Records shown:
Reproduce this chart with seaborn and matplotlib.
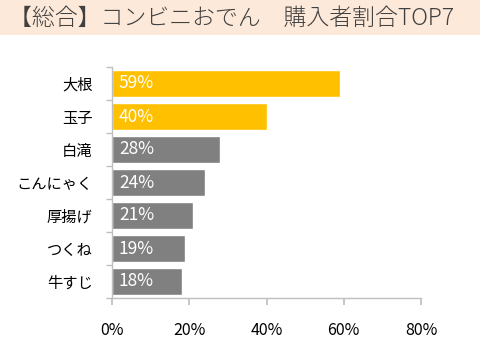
import matplotlib
matplotlib.use("Agg")
import matplotlib.pyplot as plt
import seaborn as sns
import pandas as pd
from matplotlib.ticker import FixedLocator

categories = ["大根", "玉子", "白滝", "こんにゃく", "厚揚げ", "つくね", "牛すじ"]
values = [59, 40, 28, 24, 21, 19, 18]
groups = ["top", "top", "rest", "rest", "rest", "rest", "rest"]
xticks = [0, 20, 40, 60, 80]
title = "【総合】コンビニおでん　購入者割合TOP7"

sns.set_theme(style="white")
plt.rcParams["font.family"] = ["Noto Sans CJK JP", "DejaVu Sans"]

df = pd.DataFrame({"cat": categories, "val": values, "grp": groups})

fig = plt.figure(figsize=(4.8, 3.44), dpi=100)
fig.patch.set_facecolor("white")
# title band
fig.patches.append(plt.Rectangle((0, 1 - 35 / 344), 1, 35 / 344, transform=fig.transFigure,
                                 facecolor="#FDE9D9", edgecolor="none", zorder=0))
fig.text(0.018, 1 - 18 / 344, title, fontsize=16.5, color="#404040", va="center", ha="left",
         fontweight="light")

ax = fig.add_axes([112 / 480, 1 - 298 / 344, (421 - 112) / 480, (298 - 67) / 344])
sns.barplot(data=df, x="val", y="cat", hue="grp", palette={"top": "#FFC000", "rest": "#808080"},
            dodge=False, legend=False, width=0.84, ax=ax, saturation=1)
ax.set_xlim(0, 80)
ax.set_ylim(len(categories) - 0.5, -0.5)
ax.set_xticks(xticks)
ax.set_xticklabels([f"{t}%" for t in xticks])
ax.set_xlabel("")
ax.set_ylabel("")
for s in ["top", "right"]:
    ax.spines[s].set_visible(False)
for s in ["left", "bottom"]:
    ax.spines[s].set_color("#BFBFBF")
    ax.spines[s].set_linewidth(1)
ax.tick_params(axis="y", length=0, labelsize=11, pad=14, colors="#000000")
ax.yaxis.set_minor_locator(FixedLocator([i - 0.5 for i in range(len(categories) + 1)]))
ax.tick_params(axis="y", which="minor", length=4, color="#BFBFBF", left=True)
ax.tick_params(axis="x", length=5, color="#BFBFBF", labelsize=11.5, pad=12, labelcolor="#000000", bottom=True)

for i, v in enumerate(values):
    ax.text(1.8, i, f"{v}%", color="white", fontsize=12.5, va="center", ha="left")

fig.savefig("out.png", dpi=100)
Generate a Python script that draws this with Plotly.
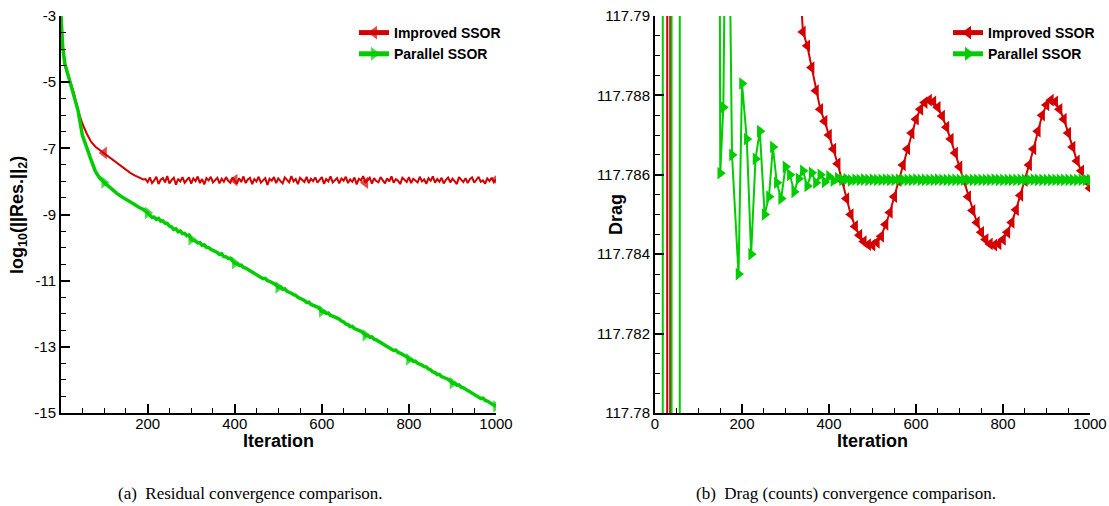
import plotly.graph_objects as go

# ---------------- Left panel: residual (log10) ----------------
imp_res_iter_early = [1, 5, 10, 20, 30, 40, 50, 60, 70, 80, 90, 100, 110, 120, 130, 140, 150, 160, 170, 180, 190]
imp_res_early = [-3.0, -4.0, -4.5, -4.9, -5.3, -5.85, -6.25, -6.55, -6.8, -6.95, -7.05, -7.14, -7.24, -7.33,
                 -7.45, -7.55, -7.65, -7.74, -7.82, -7.89, -7.94]
imp_res_iter_late = list(range(195, 1001, 5))
imp_res_late = [
    -7.93, -8.02, -7.88, -8.05, -7.97, -7.86, -8.08, -7.95, -7.90, -8.03,
    -7.84, -8.06, -7.96, -7.89, -8.10, -7.92, -8.00, -7.87, -8.04, -7.94,
    -7.88, -8.07, -7.91, -7.99, -7.85, -8.05, -7.93, -8.09, -7.90, -7.97,
    -7.86, -8.03, -7.95, -7.89, -8.06, -7.92, -8.01, -7.87, -7.98, -8.04,
    -7.88, -7.96, -8.07, -7.90, -8.02, -7.85, -8.05, -7.94, -7.89, -8.08,
    -7.93, -8.00, -7.86, -8.04, -7.96, -7.90, -8.11, -7.92, -7.98, -7.87,
    -8.05, -7.91, -7.99, -8.06, -7.88, -7.95, -8.03, -7.84, -8.00, -7.93,
    -8.08, -7.89, -7.97, -8.02, -7.86, -8.05, -7.92, -7.99, -7.88, -8.04,
    -7.95, -7.87, -8.07, -7.93, -8.00, -7.85, -8.03, -7.96, -7.90, -8.06,
    -7.91, -7.98, -7.86, -8.05, -7.94, -8.01, -7.88, -8.09, -7.92, -7.97,
    -7.84, -8.04, -7.95, -7.89, -8.07, -7.90, -7.99, -8.03, -7.87, -7.96,
    -8.06, -7.91, -8.00, -7.85, -8.04, -7.93, -7.98, -8.08, -7.89, -7.95,
    -8.02, -7.87, -8.05, -7.92, -7.97, -8.03, -7.86, -8.00, -7.94, -8.07,
    -7.90, -7.98, -7.85, -8.04, -7.93, -8.01, -7.89, -8.06, -7.95, -7.88,
    -8.03, -7.92, -7.99, -8.08, -7.87, -7.96, -8.02, -7.90, -8.05, -7.93,
    -7.88, -8.04, -7.95, -7.86, -8.01, -7.97, -8.07, -7.91, -7.99, -7.89,
    -8.03, -7.94,
]

par_res_iter_early = [1, 5, 10, 20, 30, 40, 50, 60, 70, 80, 90, 100, 110, 120, 130, 140, 150, 160, 170, 180, 190, 200]
par_res_early = [-3.0, -3.95, -4.45, -4.95, -5.35, -5.85, -6.6, -7.0, -7.35, -7.7, -7.9, -8.03, -8.15, -8.27,
                 -8.37, -8.46, -8.55, -8.63, -8.7, -8.78, -8.85, -8.95]
par_res_iter_late = list(range(205, 1001, 5))
par_res_late = [
    -9.02, -9.09, -9.08, -9.15, -9.12, -9.20, -9.19, -9.26, -9.27, -9.35,
    -9.38, -9.45, -9.43, -9.52, -9.50, -9.58, -9.57, -9.64, -9.62, -9.75,
    -9.78, -9.80, -9.86, -9.85, -9.93, -9.92, -9.99, -10.00, -10.05, -10.08,
    -10.13, -10.15, -10.21, -10.19, -10.27, -10.28, -10.33, -10.32, -10.40, -10.47,
    -10.48, -10.54, -10.53, -10.60, -10.62, -10.66, -10.70, -10.72, -10.78, -10.80,
    -10.86, -10.88, -10.94, -10.93, -11.00, -11.02, -11.06, -11.07, -11.13, -11.20,
    -11.19, -11.26, -11.25, -11.32, -11.34, -11.38, -11.42, -11.44, -11.50, -11.53,
    -11.58, -11.60, -11.66, -11.65, -11.72, -11.74, -11.78, -11.80, -11.85, -11.93,
    -11.93, -11.99, -11.98, -12.05, -12.07, -12.10, -12.15, -12.16, -12.22, -12.25,
    -12.31, -12.33, -12.39, -12.38, -12.45, -12.47, -12.51, -12.53, -12.58, -12.65,
    -12.65, -12.71, -12.70, -12.77, -12.79, -12.83, -12.87, -12.88, -12.94, -12.97,
    -13.03, -13.05, -13.11, -13.10, -13.17, -13.19, -13.23, -13.25, -13.30, -13.38,
    -13.38, -13.44, -13.43, -13.50, -13.52, -13.55, -13.60, -13.61, -13.67, -13.70,
    -13.76, -13.78, -13.84, -13.83, -13.90, -13.92, -13.96, -13.98, -14.03, -14.10,
    -14.10, -14.16, -14.15, -14.22, -14.24, -14.28, -14.32, -14.33, -14.39, -14.42,
    -14.48, -14.50, -14.56, -14.55, -14.62, -14.64, -14.68, -14.70, -14.75, -14.80,
]

imp_res_marker_iters = [100, 400, 700, 1000]
par_res_marker_iters = [100, 200, 300, 400, 500, 600, 700, 800, 900, 1000]

res_tickvals = [-3, -5, -7, -9, -11, -13, -15]
res_ticktext = ["-3", "-5", "-7", "-9", "-11", "-13", "-15"]

# ---------------- Right panel: drag ----------------
imp_drag_iter = [1, 27, 29, 34, 36, 100, 200, 300, 330,
                 340, 350, 360, 370, 380, 390, 400, 410, 420, 430,
                 440, 450, 460, 470, 480, 490, 500, 510, 520, 530,
                 540, 550, 560, 570, 580, 590, 600, 610, 620, 630,
                 640, 650, 660, 670, 680, 690, 700, 710, 720, 730,
                 740, 750, 760, 770, 780, 790, 800, 810, 820, 830,
                 840, 850, 860, 870, 880, 890, 900, 910, 920, 930,
                 940, 950, 960, 970, 980, 990, 1000]
imp_drag = [118.3, 118.2, 117.4, 117.4, 118.2, 117.9, 117.82, 117.795, 117.7915,
            117.78960, 117.78925, 117.78870, 117.78812, 117.78765, 117.78735, 117.78700, 117.78665, 117.78628, 117.78585,
            117.78540, 117.78500, 117.78470, 117.78448, 117.78432, 117.78424, 117.78423, 117.78430, 117.78445, 117.78475,
            117.78505, 117.78545, 117.78585, 117.78625, 117.78665, 117.78705, 117.78740, 117.78765, 117.78782, 117.78788,
            117.78784, 117.78770, 117.78748, 117.78720, 117.78690, 117.78655, 117.78620, 117.78585, 117.78545, 117.78510,
            117.78480, 117.78455, 117.78437, 117.78426, 117.78423, 117.78426, 117.78437, 117.78455, 117.78480, 117.78512,
            117.78548, 117.78585, 117.78625, 117.78665, 117.78710, 117.78750, 117.78776, 117.78788, 117.78784, 117.78765,
            117.78740, 117.78705, 117.78670, 117.78635, 117.78610, 117.78585, 117.78566]

par_drag_iter = [1, 17, 19, 37, 39, 56, 58, 100, 145,
                 150, 157, 166, 177, 192, 200, 211, 221, 231, 241,
                 252, 262, 271, 280, 290, 300, 310, 320, 330, 340,
                 350, 360, 370, 380, 390, 400, 410, 420, 430,
                 440, 450, 460, 470, 480, 490, 500, 510, 520, 530,
                 540, 550, 560, 570, 580, 590, 600, 610, 620, 630,
                 640, 650, 660, 670, 680, 690, 700, 710, 720, 730,
                 740, 750, 760, 770, 780, 790, 800, 810, 820, 830,
                 840, 850, 860, 870, 880, 890, 900, 910, 920, 930,
                 940, 950, 960, 970, 980, 990, 1000]
par_drag = [117.5, 117.5, 118.2, 118.2, 117.4, 117.4, 118.2, 118.0, 117.81,
            117.78604, 117.78770, 117.79700, 117.78650, 117.78350, 117.78830, 117.78690, 117.78400, 117.78640, 117.78710,
            117.78500, 117.78545, 117.78670, 117.78580, 117.78540, 117.78620, 117.78600, 117.78557, 117.78590, 117.78610,
            117.78572, 117.78605, 117.78580, 117.78600, 117.78582, 117.78596, 117.78585, 117.78592, 117.78587,
            117.78589, 117.78586, 117.78588, 117.78587, 117.78588, 117.78587, 117.78588, 117.78587, 117.78587, 117.78588,
            117.78587, 117.78587, 117.78588, 117.78587, 117.78587, 117.78587, 117.78588, 117.78587, 117.78587, 117.78587,
            117.78587, 117.78588, 117.78587, 117.78587, 117.78587, 117.78587, 117.78587, 117.78588, 117.78587, 117.78587,
            117.78587, 117.78587, 117.78587, 117.78587, 117.78588, 117.78587, 117.78587, 117.78587, 117.78587, 117.78587,
            117.78587, 117.78587, 117.78587, 117.78588, 117.78587, 117.78587, 117.78587, 117.78587, 117.78587, 117.78587,
            117.78587, 117.78587, 117.78587, 117.78587, 117.78587, 117.78587, 117.78587]

drag_tickvals = [117.78, 117.782, 117.784, 117.786, 117.788, 117.79]
drag_ticktext = ["117.78", "117.782", "117.784", "117.786", "117.788", "117.79"]

series_names = ["Improved SSOR", "Parallel SSOR"]
x_title = "Iteration"
y_titles = ["log<sub>10</sub>(||Res.||<sub>2</sub>)", "Drag"]
captions = ["(a)\u2002Residual convergence comparison.", "(b)\u2002Drag (counts) convergence comparison."]

RED = "#d20000"
GREEN = "#00cc00"
FONT = "Liberation Sans, Arial, Helvetica, sans-serif"
SERIF = "Liberation Serif, Times New Roman, serif"

W, H = 1109, 506
def px_x(p):
    return p / W
def px_y(p):
    return 1 - p / H

imp_res_iter = imp_res_iter_early + imp_res_iter_late
imp_res = imp_res_early + imp_res_late
par_res_iter = par_res_iter_early + par_res_iter_late
par_res = par_res_early + par_res_late

imp_sizes = [11 if it in imp_res_marker_iters else 0 for it in imp_res_iter]
par_sizes = [11 if it in par_res_marker_iters else 0 for it in par_res_iter]

fig = go.Figure()

fig.add_trace(go.Scatter(
    x=imp_res_iter, y=imp_res, name=series_names[0], mode="lines+markers",
    line=dict(color=RED, width=2),
    marker=dict(symbol="triangle-left", size=imp_sizes, color=RED, line=dict(width=0)),
    xaxis="x", yaxis="y", legend="legend"))
fig.add_trace(go.Scatter(
    x=par_res_iter, y=par_res, name=series_names[1], mode="lines+markers",
    line=dict(color=GREEN, width=3.5),
    marker=dict(symbol="triangle-right", size=par_sizes, color=GREEN, line=dict(width=0)),
    xaxis="x", yaxis="y", legend="legend"))

fig.add_trace(go.Scatter(
    x=imp_drag_iter, y=imp_drag, name=series_names[0], mode="lines+markers",
    line=dict(color=RED, width=2),
    marker=dict(symbol="triangle-left", size=11, color=RED, line=dict(width=0)),
    xaxis="x2", yaxis="y2", legend="legend2"))
fig.add_trace(go.Scatter(
    x=par_drag_iter, y=par_drag, name=series_names[1], mode="lines+markers",
    line=dict(color=GREEN, width=2),
    marker=dict(symbol="triangle-right", size=11, color=GREEN, line=dict(width=0)),
    xaxis="x2", yaxis="y2", legend="legend2"))

tickfont = dict(family=FONT, size=15, color="black")
titlefont = dict(family=FONT, size=18, color="black", weight="bold")


def xaxis_cfg(domain, rng, anchor):
    return dict(domain=domain, range=rng, anchor=anchor, tickmode="linear", tick0=0, dtick=200,
                ticks="inside", ticklen=9, tickwidth=2, automargin=False, ticklabelstandoff=-4,
                tickcolor="black", showline=True, linewidth=2, linecolor="black", showgrid=False,
                zeroline=False, tickfont=tickfont,
                minor=dict(ticks="inside", ticklen=5, tickwidth=1, tickcolor="black", tickmode="linear",
                           dtick=50, tick0=0, showgrid=False))


def yaxis_cfg(domain, rng, tickvals, ticktext, tick0, mdtick, anchor):
    return dict(domain=domain, range=rng, anchor=anchor, tickmode="array", tickvals=tickvals, ticktext=ticktext,
                ticks="inside", ticklen=9, tickwidth=2, automargin=False,
                tickcolor="black", showline=True, linewidth=2, linecolor="black", showgrid=False,
                zeroline=False, tickfont=tickfont,
                minor=dict(ticks="inside", ticklen=5, tickwidth=1, tickcolor="black", tickmode="linear",
                           dtick=mdtick, tick0=tick0, showgrid=False))


ydom = [px_y(413), px_y(16)]
legfont = dict(family=FONT, size=14, color="black", weight="bold")


def paper_text(text, x, y, font, angle=0):
    return dict(text=text, x=px_x(x), y=px_y(y), xref="paper", yref="paper", showarrow=False,
                xanchor="center", yanchor="middle", textangle=angle, font=font)


fig.update_layout(
    width=W, height=H,
    margin=dict(l=0, r=0, t=0, b=0, autoexpand=False),
    paper_bgcolor="white", plot_bgcolor="white",
    xaxis=xaxis_cfg([px_x(61), px_x(496)], [1, 1000], "y"),
    yaxis=yaxis_cfg(ydom, [-15, -3], res_tickvals, res_ticktext, -3, 0.5, "x"),
    xaxis2=xaxis_cfg([px_x(655), px_x(1090)], [0, 1000], "y2"),
    yaxis2=yaxis_cfg(ydom, [117.78, 117.79], drag_tickvals, drag_ticktext, 117.78, 0.0005, "x2"),
    legend=dict(x=px_x(354), y=px_y(17), xanchor="left", yanchor="top", font=legfont,
                bgcolor="rgba(0,0,0,0)", itemsizing="constant", tracegroupgap=0),
    legend2=dict(x=px_x(948), y=px_y(17), xanchor="left", yanchor="top", font=legfont,
                 bgcolor="rgba(0,0,0,0)", itemsizing="constant", tracegroupgap=0),
    showlegend=True,
    annotations=[
        paper_text(x_title, 278.5, 441, titlefont),
        paper_text(x_title, 872.5, 441, titlefont),
        paper_text(y_titles[0], 18, 215, titlefont, -90),
        paper_text(y_titles[1], 616, 215, titlefont, -90),
        paper_text(captions[0], 250, 493, dict(family=SERIF, size=17, color="black")),
        paper_text(captions[1], 846, 493, dict(family=SERIF, size=17, color="black")),
    ],
)

fig.write_html("out.html")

Exercise directions:
Omit all pictures, then copy the lines between the ones holding "Generate a Python" and "import plotly.graph_objects as go", inclusive.

The reply:
Generate a Python script that draws this with Plotly.
import plotly.graph_objects as go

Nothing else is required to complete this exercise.